Thursday, January 30, 2014

Image and Spirit


Incoming classes fill out a sheet of questions that enable me to get to know them better. I got a sadly familiar answer to the question of what they see as most destructive in today’s world. The failure of historic religions shows in the feeling of so many young people that religion is one of the most dangerous forces in the world today. Fundamentalism in any form with its need to enforce it’s own worldview separates groups of people and pushes aside spirituality which connects us all. The focus on rules and codes limits freedom and feels righteous while committing horrors in order to control others. The most visible forms of today’s religion have more to do with politics and obedience than spirit and connectedness. Spirit is less apt to pin things down, write rules of absolute truth and fight to protect them. It’s beyond verbalization. The words and codification bleed the spirit away, so what people really want from religion, the immersion in something larger and more meaningful than themselves is cut away. By dominating the representation of religion in the public mind the impression is largely negative and people can’t benefit from the beauty in spiritual imagery that can attune us with a bigger picture.

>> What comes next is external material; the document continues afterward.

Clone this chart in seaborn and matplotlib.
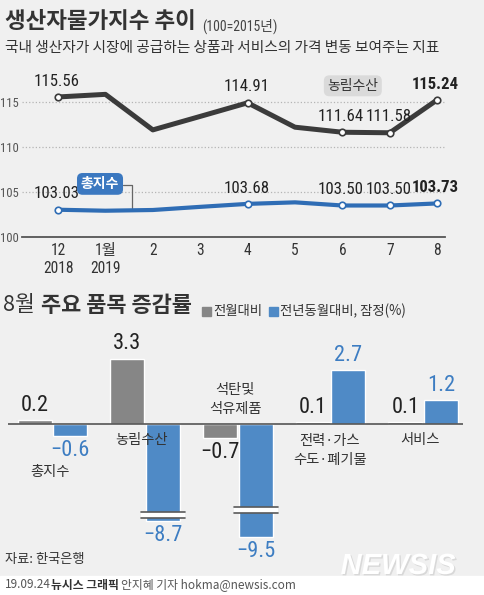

There are so many fine images throughout the world’s religions that could help facilitate the sense of connection that comes with mystical vision. It begins with the personal resonance with the insight creating a link with the artist. The right image can help us see in a way that makes sense, how we might be embedded in intelligence that includes but goes beyond our own, cannot be properly communicated in words and dogma. We might be neural nodes of a universal mind, local inputs participating in an overall awareness, threads within a larger tapestry of mind. The Net of Indra is a beautiful image from Buddhism that envisions cosmic unity and our interconnectedness as a net of reflective pearls each of which reflect the whole and are reflected in all the others. There are many wonderful artists’ conceptions of this on the Internet.  The net metaphor pervades the modern world so it feels natural to our realty of being in a web of information. The I Ching looks at the different pairings of elements in nature as dynamic patterns with suggestions regarding the best way to harmonize with them.

The anthropocentric notion that we are the pinnacle of intelligence is losing its hold. If magnetic fields and radiation can penetrate our bodies, then why not more inclusive layers of consciousness? Sri Aurobindo talks about a supraconsciousness that presses in on the personal consciousness like an outer form that shapes our experience and guides us in what we are capable of. As Leonard Shlain pointed out in “The Alphabet Versus the Goddess” the unifying images of older cultures got crushed under the armies of the word. This may now be changing as those seeking deeper meaning reconnect with the power of spiritual vision.